16. Having held that the petitioner has been oppressed, the question of relief arises. Shri Mookherjee contended that since the respondents are guilty of oppression, they should be directed to sell their shares to the petitioner and on the proposition that wrong doers cannot be allowed to take advantage of their own wrongs, he relied on Dale and Carrington case. He further submitted that as the premises in which the hospital is functioning belongs to the petitioner, he should have the right of control over the hospital. On the other hand, it is contended by the respondents that they being professional doctors and being majority shareholders, and having invested substantial funds in the company compared to the petitioner, they should be allowed to purchase the shares held by the petitioners.
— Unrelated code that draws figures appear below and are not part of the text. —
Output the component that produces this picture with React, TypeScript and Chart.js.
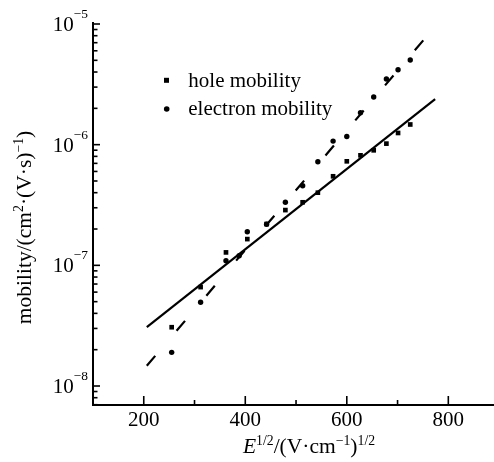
import { useEffect, useRef } from "react";
import { Chart, registerables } from "chart.js";

Chart.register(...registerables);

// ---- data ----
const fieldHole = [255, 312, 362, 404, 442, 479, 513, 543, 573, 600, 627, 653, 678, 701, 725];
const holeMobility = [3.07e-8, 6.6e-8, 1.28e-7, 1.65e-7, 2.2e-7, 2.87e-7, 3.33e-7, 4.0e-7, 5.47e-7, 7.28e-7, 8.16e-7, 8.98e-7, 1.02e-6, 1.25e-6, 1.47e-6];
const fieldElectron = [255, 312, 362, 388, 404, 442, 479, 513, 543, 573, 600, 627, 653, 678, 701, 725];
const electronMobility = [1.9e-8, 4.94e-8, 1.09e-7, 1.2e-7, 1.9e-7, 2.19e-7, 3.33e-7, 4.57e-7, 7.22e-7, 1.07e-6, 1.17e-6, 1.84e-6, 2.48e-6, 3.5e-6, 4.18e-6, 5.03e-6];
const holeFitX = [206, 774];
const holeFitY = [3.08e-8, 2.38e-6];
const electronFitX = [206, 758];
const electronFitY = [1.47e-8, 7.96e-6];

const xMin = 100;
const xMax = 890;
const yMin = 6.96e-9;
const yMax = 1e-5;
const xMajorTicks = [200, 400, 600, 800];
const xMinorTicks = [300, 500, 700];
const yDecadeExponents = [-8, -7, -6, -5];
const legendLabels = ["hole mobility", "electron mobility"];

const FONT = '"Liberation Serif", "Times New Roman", Times, serif';

type Seg = { t: string; sup?: boolean; it?: boolean };

function segFont(s: Seg, size: number, supScale: number) {
  const sz = s.sup ? size * supScale : size;
  return `${s.it ? "italic " : ""}${sz}px ${FONT}`;
}

function drawRich(
  ctx: CanvasRenderingContext2D,
  segs: Seg[],
  x: number,
  y: number,
  size: number,
  align: "left" | "center" | "right",
  raise: number,
  supScale = 0.64
) {
  let w = 0;
  for (const s of segs) {
    ctx.font = segFont(s, size, supScale);
    w += ctx.measureText(s.t).width;
  }
  let cx = align === "left" ? x : align === "center" ? x - w / 2 : x - w;
  ctx.textAlign = "left";
  ctx.textBaseline = "alphabetic";
  for (const s of segs) {
    ctx.font = segFont(s, size, supScale);
    ctx.fillText(s.t, cx, s.sup ? y - size * raise : y);
    cx += ctx.measureText(s.t).width;
  }
}

const xTitle: Seg[] = [
  { t: "E", it: true },
  { t: "1/2", sup: true },
  { t: "/(V·cm" },
  { t: "−1", sup: true },
  { t: ")" },
  { t: "1/2", sup: true },
];
const yTitle: Seg[] = [
  { t: "mobility/(cm" },
  { t: "2", sup: true },
  { t: "·(V·s)" },
  { t: "−1", sup: true },
  { t: ")" },
];

const decorPlugin = {
  id: "decor",
  afterDatasetsDraw(chart: any) {
    const ctx: CanvasRenderingContext2D = chart.ctx;
    const xs = chart.scales.x;
    const ys = chart.scales.y;
    const { left, top, bottom } = chart.chartArea;
    const right = chart.width;
    ctx.save();
    ctx.strokeStyle = "#000";
    ctx.fillStyle = "#000";
    // axis lines
    ctx.lineWidth = 2;
    ctx.beginPath();
    ctx.moveTo(left, top - 2);
    ctx.lineTo(left, bottom);
    ctx.lineTo(right, bottom);
    ctx.stroke();
    // y ticks
    ctx.lineWidth = 1.6;
    for (const e of yDecadeExponents) {
      const base = Math.pow(10, e);
      for (let m = 1; m <= 9; m++) {
        const v = base * m;
        if (v < yMin * 0.999 || v > yMax * 1.001) continue;
        const py = ys.getPixelForValue(v);
        const len = m === 1 ? 7 : 4.5;
        ctx.beginPath();
        ctx.moveTo(left, py);
        ctx.lineTo(left + len, py);
        ctx.stroke();
      }
    }
    // minor ticks below the lowest decade
    for (let m = 9; m >= 1; m--) {
      const v = Math.pow(10, yDecadeExponents[0] - 1) * m;
      if (v < yMin * 0.999) continue;
      const py = ys.getPixelForValue(v);
      ctx.beginPath();
      ctx.moveTo(left, py);
      ctx.lineTo(left + 4.5, py);
      ctx.stroke();
    }
    // x ticks
    for (const v of xMajorTicks) {
      const px = xs.getPixelForValue(v);
      ctx.beginPath();
      ctx.moveTo(px, bottom);
      ctx.lineTo(px, bottom - 9);
      ctx.stroke();
    }
    for (const v of xMinorTicks) {
      const px = xs.getPixelForValue(v);
      ctx.beginPath();
      ctx.moveTo(px, bottom);
      ctx.lineTo(px, bottom - 5);
      ctx.stroke();
    }
    // x tick labels
    ctx.font = `21px ${FONT}`;
    ctx.textAlign = "center";
    ctx.textBaseline = "alphabetic";
    for (const v of xMajorTicks) {
      ctx.fillText(String(v), xs.getPixelForValue(v), bottom + 21);
    }
    // y tick labels
    for (const e of yDecadeExponents) {
      const py = ys.getPixelForValue(Math.pow(10, e));
      drawRich(
        ctx,
        [{ t: "10" }, { t: "−" + String(-e), sup: true }],
        88,
        py + 7,
        21,
        "right",
        0.62
      );
    }
    // x title
    drawRich(ctx, xTitle, 309, 452.5, 21.5, "center", 0.36, 0.64);
    // y title
    ctx.save();
    ctx.translate(31, 227.5);
    ctx.rotate(-Math.PI / 2);
    drawRich(ctx, yTitle, 0, 0, 21.5, "center", 0.36, 0.64);
    ctx.restore();
    // legend
    ctx.fillRect(164, 77.8, 5, 5);
    ctx.beginPath();
    ctx.arc(166.7, 109, 2.8, 0, Math.PI * 2);
    ctx.fill();
    ctx.font = `21px ${FONT}`;
    ctx.textAlign = "left";
    ctx.textBaseline = "alphabetic";
    ctx.fillText(legendLabels[0], 188.3, 86.7);
    ctx.fillText(legendLabels[1], 188.3, 115);
    ctx.restore();
  },
};

export default function App() {
  const ref = useRef<HTMLCanvasElement | null>(null);
  useEffect(() => {
    const canvas = ref.current;
    if (!canvas) return;
    const chart = new Chart(canvas, {
      type: "scatter",
      data: {
        datasets: [
          {
            label: legendLabels[0],
            data: fieldHole.map((x, i) => ({ x, y: holeMobility[i] })),
            pointStyle: "rect",
            pointRadius: 3.3,
            backgroundColor: "#000",
            borderColor: "#000",
            borderWidth: 0,
            showLine: false,
          },
          {
            label: legendLabels[1],
            data: fieldElectron.map((x, i) => ({ x, y: electronMobility[i] })),
            pointStyle: "circle",
            pointRadius: 2.7,
            backgroundColor: "#000",
            borderColor: "#000",
            borderWidth: 0,
            showLine: false,
          },
          {
            type: "line",
            label: "hole fit",
            data: holeFitX.map((x, i) => ({ x, y: holeFitY[i] })),
            borderColor: "#000",
            borderWidth: 2.2,
            pointRadius: 0,
            showLine: true,
            fill: false,
          },
          {
            type: "line",
            label: "electron fit",
            data: electronFitX.map((x, i) => ({ x, y: electronFitY[i] })),
            borderColor: "#000",
            borderWidth: 2.2,
            borderDash: [13, 33],
            pointRadius: 0,
            showLine: true,
            fill: false,
          },
        ] as any,
      },
      options: {
        animation: false,
        responsive: false,
        layout: { autoPadding: false, padding: { left: 93, right: 0, top: 24, bottom: 57 } },
        plugins: { legend: { display: false }, tooltip: { enabled: false } },
        scales: {
          x: { type: "linear", min: xMin, max: xMax, display: false },
          y: { type: "logarithmic", min: yMin, max: yMax, display: false },
        },
      } as any,
      plugins: [decorPlugin],
    });
    return () => chart.destroy();
  }, []);
  return (
    <div style={{ position: "fixed", left: 0, top: 0, width: 494, height: 462, background: "#fff" }}>
      <canvas ref={ref} width={494} height={462} style={{ display: "block" }} />
    </div>
  );
}
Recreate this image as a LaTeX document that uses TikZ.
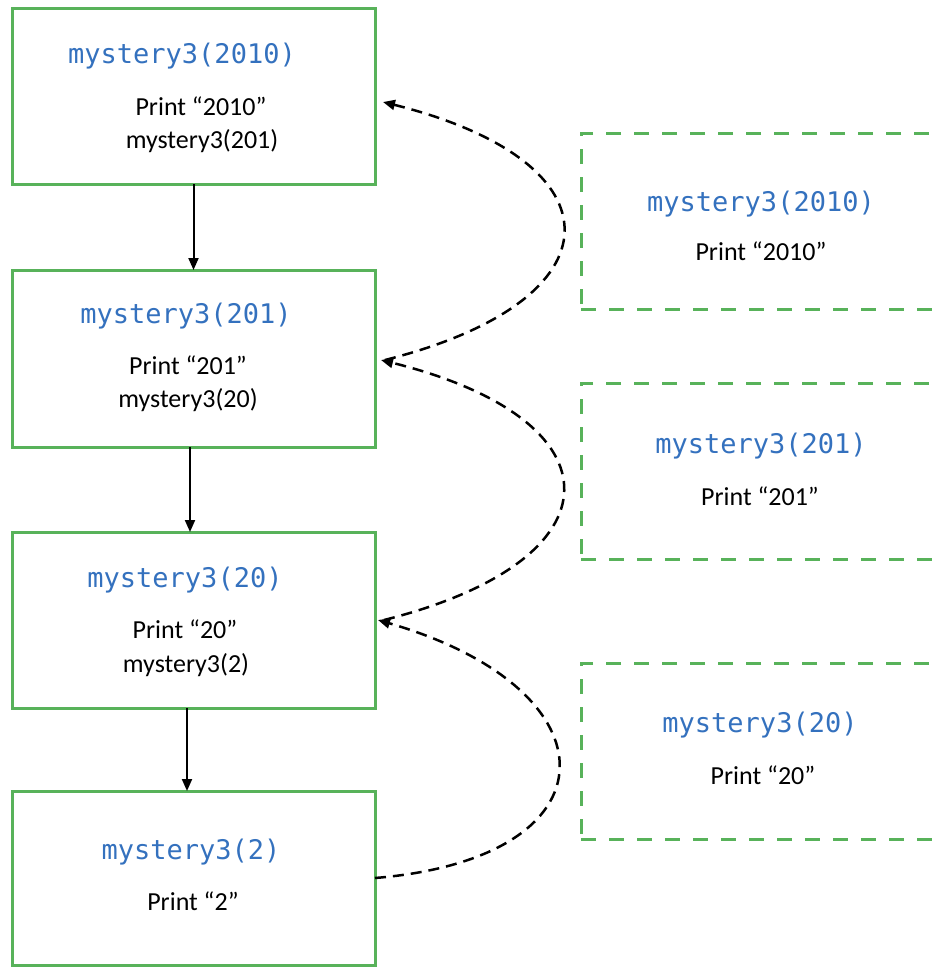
\documentclass[tikz,border=0pt]{standalone}
\usepackage{fontspec}
\setmainfont{Carlito}
\newfontfamily\codefont{DejaVu Sans Mono}
\usetikzlibrary{arrows.meta}
\definecolor{boxgreen}{RGB}{88,178,90}
\definecolor{codeblue}{RGB}{52,113,190}
\begin{document}
\begin{tikzpicture}[x=1pt,y=-1pt,
  callbox/.style={draw=boxgreen,line width=3pt,minimum width=363pt,inner sep=0pt,outer sep=0pt},
  retbox/.style={draw=boxgreen,line width=3pt,dash pattern=on 15pt off 13pt,minimum width=380pt,minimum height=176pt,inner sep=0pt,outer sep=0pt},
  code/.style={font=\codefont\fontsize{27}{32}\selectfont,text=codeblue,inner sep=0pt,anchor=base},
  txt/.style={font=\fontsize{26}{31}\selectfont,inner sep=0pt,anchor=base},
  call/.style={-{Triangle[length=12pt,width=10pt]},line width=2pt},
  ret/.style={-{Triangle[length=12pt,width=10pt]},line width=2.5pt,dash pattern=on 11pt off 7pt}]
\useasboundingbox (0,0) rectangle (937,967);
\clip (0,0) rectangle (937,967);

% call boxes
\node[callbox,minimum height=176pt] (b1) at (193.5,96) {};
\node[callbox,minimum height=177pt] (b2) at (193.5,358.5) {};
\node[callbox,minimum height=176pt] (b3) at (193.5,620) {};
\node[callbox,minimum height=174pt] (b4) at (193.5,878) {};

% return boxes
\node[retbox] (ra) at (771,221) {};
\node[retbox] (rb) at (771,471) {};
\node[retbox] (rc) at (771,751) {};

% texts in call boxes
\node[code] (t1) at (182,63) {mystery3(2010)};
\node[txt] (p1) at (201,115) {Print “2010”};
\node[txt] (c1) at (202,148) {mystery3(201)};

\node[code] (t2) at (186,323) {mystery3(201)};
\node[txt] (p2) at (188,374) {Print “201”};
\node[txt] (c2) at (188,407) {mystery3(20)};

\node[code] (t3) at (185,587) {mystery3(20)};
\node[txt] (p3) at (185,638) {Print “20”};
\node[txt] (c3) at (186,672) {mystery3(2)};

\node[code] (t4) at (191,859) {mystery3(2)};
\node[txt] (p4) at (193,910) {Print “2”};

% texts in return boxes
\node[code] (ta) at (761,211) {mystery3(2010)};
\node[txt] (pa) at (761,260) {Print “2010”};
\node[code] (tb) at (761,453) {mystery3(201)};
\node[txt] (pb) at (760,505) {Print “201”};
\node[code] (tc) at (760,732) {mystery3(20)};
\node[txt] (pc) at (763,784) {Print “20”};

% call arrows
\draw[call] (b1.south) -- (b2.north);
\draw[call] ([xshift=-3.5pt]b2.south) -- ([xshift=-3.5pt]b3.north);
\draw[call] ([xshift=-6.5pt]b3.south) -- ([xshift=-6.5pt]b4.north);

% return arrows
\draw[ret] ([xshift=10pt,yshift=-1.5pt]b2.east) .. controls (623,300) and (623,162) .. ([xshift=8pt,yshift=-6pt]b1.east);
\draw[ret] ([xshift=9pt]b3.east) .. controls (623,560) and (623,420) .. ([xshift=6pt,yshift=-1.5pt]b2.east);
\draw[ret] (b4.east) .. controls (619,858) and (619,690) .. ([xshift=3pt]b3.east);
\end{tikzpicture}
\end{document}
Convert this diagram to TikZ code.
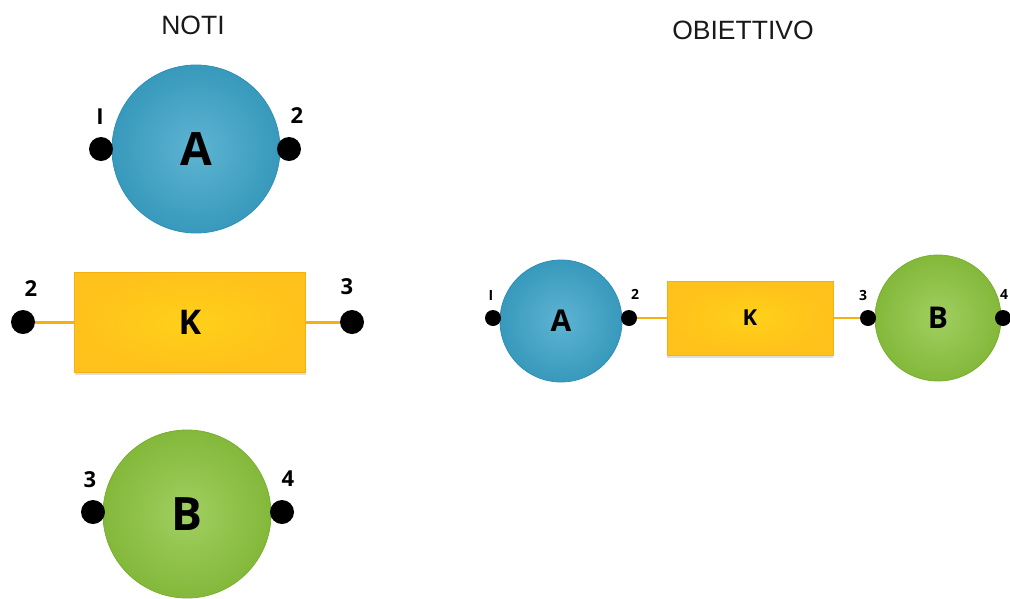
\documentclass[tikz,border=0pt]{standalone}
\usepackage{fontspec}
\setmainfont{Liberation Sans}
\newfontfamily\gillf{Open Sans}
\usetikzlibrary{shadows}
\definecolor{ablue}{HTML}{3BA3C8}
\definecolor{ablueD}{HTML}{2F90B5}
\definecolor{bgreen}{HTML}{8CC43E}
\definecolor{bgreenD}{HTML}{78AF30}
\definecolor{kyel}{HTML}{FFC81E}
\definecolor{kyelD}{HTML}{F6B012}
\tikzset{
  x=1pt, y=-1pt,
  title/.style={font=\fontsize{26.5}{28}\selectfont, text=black!90},
  bigA/.style={circle, minimum size=168pt, inner sep=0pt, draw=ablueD, line width=0.8pt,
     inner color=ablue!82!white, outer color=ablue!94!black, font=\gillf\bfseries\fontsize{46}{46}\selectfont},
  bigB/.style={circle, minimum size=168pt, inner sep=0pt, draw=bgreenD, line width=0.8pt,
     inner color=bgreen!82!white, outer color=bgreen!94!black, font=\gillf\bfseries\fontsize{46}{46}\selectfont},
  bigK/.style={rectangle, minimum width=231pt, minimum height=100pt, inner sep=0pt, draw=kyelD, line width=0.8pt,
     inner color=kyel!85!yellow, outer color=kyel!90!orange, drop shadow={opacity=0.25, shadow xshift=0pt, shadow yshift=-3pt},
     font=\gillf\bfseries\fontsize{34}{34}\selectfont},
  smA/.style={bigA, minimum size=122pt, font=\gillf\bfseries\fontsize{30}{30}\selectfont},
  smB/.style={bigB, minimum size=126pt, font=\gillf\bfseries\fontsize{30}{30}\selectfont},
  smK/.style={bigK, minimum width=166pt, minimum height=74pt, font=\gillf\bfseries\fontsize{22}{22}\selectfont},
  pin/.style={circle, fill=black, minimum size=24pt, inner sep=0pt},
  spin/.style={circle, fill=black, minimum size=16pt, inner sep=0pt},
  lab/.style={font=\gillf\bfseries\fontsize{22}{22}\selectfont, inner sep=0pt},
  slab/.style={font=\gillf\bfseries\fontsize{14}{14}\selectfont, inner sep=0pt},
  wire/.style={draw=kyelD, line width=3pt},
}
\begin{document}
\begin{tikzpicture}
\useasboundingbox (0,0) rectangle (1010,598);
% titles
\node[title] (tnoti) at (193,25) {NOTI};
\node[title] (tobj) at (743,30) {OBIETTIVO};
% left A
\node[bigA] (A1) at (196,149) {A};
\node[pin] (a1p1) at (101,149) {};
\node[pin] (a1p2) at (289,149) {};
\node[lab] (a1l1) at (100,117) {I};
\node[lab] (a1l2) at (297,116) {2};
% left K
\node[bigK] (K1) at (190,322) {K};
\node[pin] (k1p2) at (23,322) {};
\node[pin] (k1p3) at (352,322) {};
\draw[wire] (k1p2) -- (K1.west);
\draw[wire] (K1.east) -- (k1p3);
\node[lab] (k1l2) at (31,289) {2};
\node[lab] (k1l3) at (347,287) {3};
% left B
\node[bigB] (B1) at (187,514) {B};
\node[pin] (b1p3) at (93,512) {};
\node[pin] (b1p4) at (282,512) {};
\node[lab] (b1l3) at (90,480) {3};
\node[lab] (b1l4) at (288,479) {4};
% right side
\node[smA] (A2) at (561,321) {A};
\node[smK] (K2) at (750,318) {K};
\node[smB] (B2) at (938,318) {B};
\node[spin] (a2p1) at (493,318) {};
\node[spin] (a2p2) at (629,318) {};
\node[spin] (b2p3) at (868,318) {};
\node[spin] (b2p4) at (1003,318) {};
\draw[wire, line width=2.2pt] (a2p2) -- (K2.west);
\draw[wire, line width=2.2pt] (K2.east) -- (b2p3);
\node[slab] (a2l1) at (491,295) {I};
\node[slab] (a2l2) at (635,294) {2};
\node[slab] (b2l3) at (863,295) {3};
\node[slab] (b2l4) at (1004,294) {4};
\end{tikzpicture}
\end{document}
17. In Dale & Corrington case, the Supreme Court only set right the wrongs committed and did not direct purchase of shares by the petitioner of those of the respondents who were the wrong doers. Therefore, this case cannot be advanced to claim the right to purchase the shares of the respondents by the petitioner. Considering the fact that while the premises belong to the petitioner who is a minority shareholder, the respondents being professional doctors holding collectively 75% shares in the company, I do not propose to pass any order regarding parting of ways other than reinstating the petitioner as a director and also directing the respondents to offer from each one of them such number of shares which would restore the holding of the petitioner to 25% on his making an application to the company. While doing so, I have taken into consideration the fact that the petitioner has been acquitted of all the charges in the criminal case and therefore the apprehension of the respondents that the association of a criminal with the hospital would tarnish the image of the hospital, no longer survives. On re-induction into the board, the petitioner shall be entitled to carry on with the same powers and responsibilities which he held before 23.4.2004. Even though the petitioner has made certain allegations of financial mismanagement, I do not consider these allegations of any material nature especially when the respondents have explained each allegation satisfactorily. I make it abundantly clear that if the parties decide on parting of ways on their own, this order would not stand in their way of doing so.

18. The petition is disposed of in the above terms without any order as to cost.